When Pop Drives Theatre

“Back in the days of Rodgers and Hammerstein, there wasn’t much of a difference between showtunes and pop tunes. The songs sung from Broadway stages had a multigenerational appeal, received wide radio airplay and were the staples of Your Hit Parade. Today, that trend is reversed: Instead of Broadway driving pop music, it’s the other way around.”

Sondheim – Listening To Audiences

A new Stephen Sondheim musical (his first in nine years) is preparing for Broadway, and producers are studying the audiences. “The conventional wisdom is that you are better off listening to the audience as a group than to any one individual member of it. As far as critics’ responses, because each review reflects the opinion of just one person, the show’s collaborators tend to discount them. In the case of Bounce, most notices have sounded disappointed. It’s not that critics dislike the musical; it’s more that they think it’s a minor work. Some, though, have added that even below-average Sondheim is better than almost everything else.”

Behind The O’Neill Leadership Story

It looks like the O’Neill Playwrights Conference is close to nameing a successor to James Houghton, who left as artistic director last week. “Mr. Houghton left the O’Neill after discovering that its board had decided to centralize control to reduce costs without consulting him. In a telephone interview on Tuesday, he said he would have cooperated with the centralization and would never have changed the submissions policy if he had known about the board’s cost-cutting plans in advance.”

Why Did James Houghton Leave The O’Neill?

James Houghton’s departure as artistic director of the Eugene O’Neill Theater Center’s Playwrights Conference took many by surprise. “The sudden resignation took the theatre community by surprise, coming just five weeks after Houghton’s decision, announced publicly Mon., Sept. 15, that the O’Neill would ‘suspend’ indefinitely its longstanding policy of open submissions, a move that quickly provoked discord in the national playwriting community. The resignation also came following the O’Neill’s receipt of a letter, written by a three-time Playwrights Conference alum, questioning Houghton’s claim that the decision was largely based on the state of the institution’s finances.”

Confronting An Ugly Past

Russians are not generally eager to discuss the dark period in which Josef Stalin ruled their nation, and who can blame them? During his rule, Stalin ordered the killing or banishment of more than 10 million of his countrymen, a human catastrophe which even today is underrecognized as one of the great governmental crimes of the 20th Century, and which Russia has never fully confronted. “Indeed, though millions of their compatriots died or were imprisoned on Stalin’s watch, many Russians don’t consider him among the 20th century’s most evil men. In a poll early this year, a clear majority of Russians said Stalin’s role in the country’s life was, on balance, positive.” Now, a new play being produced in Moscow is putting the horror of the Stalin regime on full display, and forcing modern Russia to acknowledge and deal with the dictator’s true legacy.

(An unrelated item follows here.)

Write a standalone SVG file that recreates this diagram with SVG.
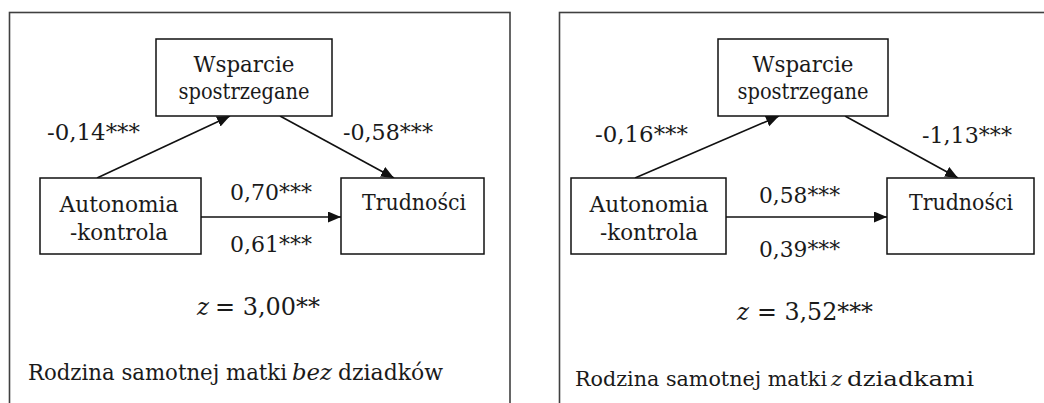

Teachout: Why The Producers Doesn’t Have Legs

So why is The Producers fading on Broadway? Terry Teachout believes he knows: “To see ‘The Producers’ is to be immersed in that older style of comedy, and for anyone born before 1960, the experience will be as nostalgic as a trip to the county fair. Somehow I doubt that was what Mr. Brooks had in mind, though. My guess is that he still thinks it’s titillating, even shocking, to put swishy Nazis on stage. It’s no accident that he hasn’t made a movie for years and years: Broadway is one of the last places in America where he could draw a crowd with that kind of humor, and it’s not an especially young crowd, either.”

The Science Of Theatre (Why Not?)

There have been a number of plays in recent years that take up science as a topic. But most of them bury the science behind personalities. But why not put science or math upfront? “Doing mathematics can often feel like the creative process of a theatre improvisation. You set up a tableau with conditions for collisions of ideas and let the thing run. Very often it gets nowhere – but sometimes there is a dynamic created that clicks. Like the rules of a theatre game, the conditions push you in extraordinary unexpected directions that too much freedom would stifle.”

A Lift For “Producers” – Lane And Broderick Return

After months of lagging ticket sales, the Broadway production of The Producers is bringing back the show’s original stars – Nathan Lane and Matthew Broderick. “The show’s producers want to make the most of the stars’ return. The show’s regular tickets cost $30 to $100, and the producers are also expected to sell nearly a hundred $480 tickets in the best rows of the orchestra for each performance through Broadway Inner Circle. With the new $480 tickets, the show is likely to post the highest box office take on Broadway, as much as $1.3 million a week.”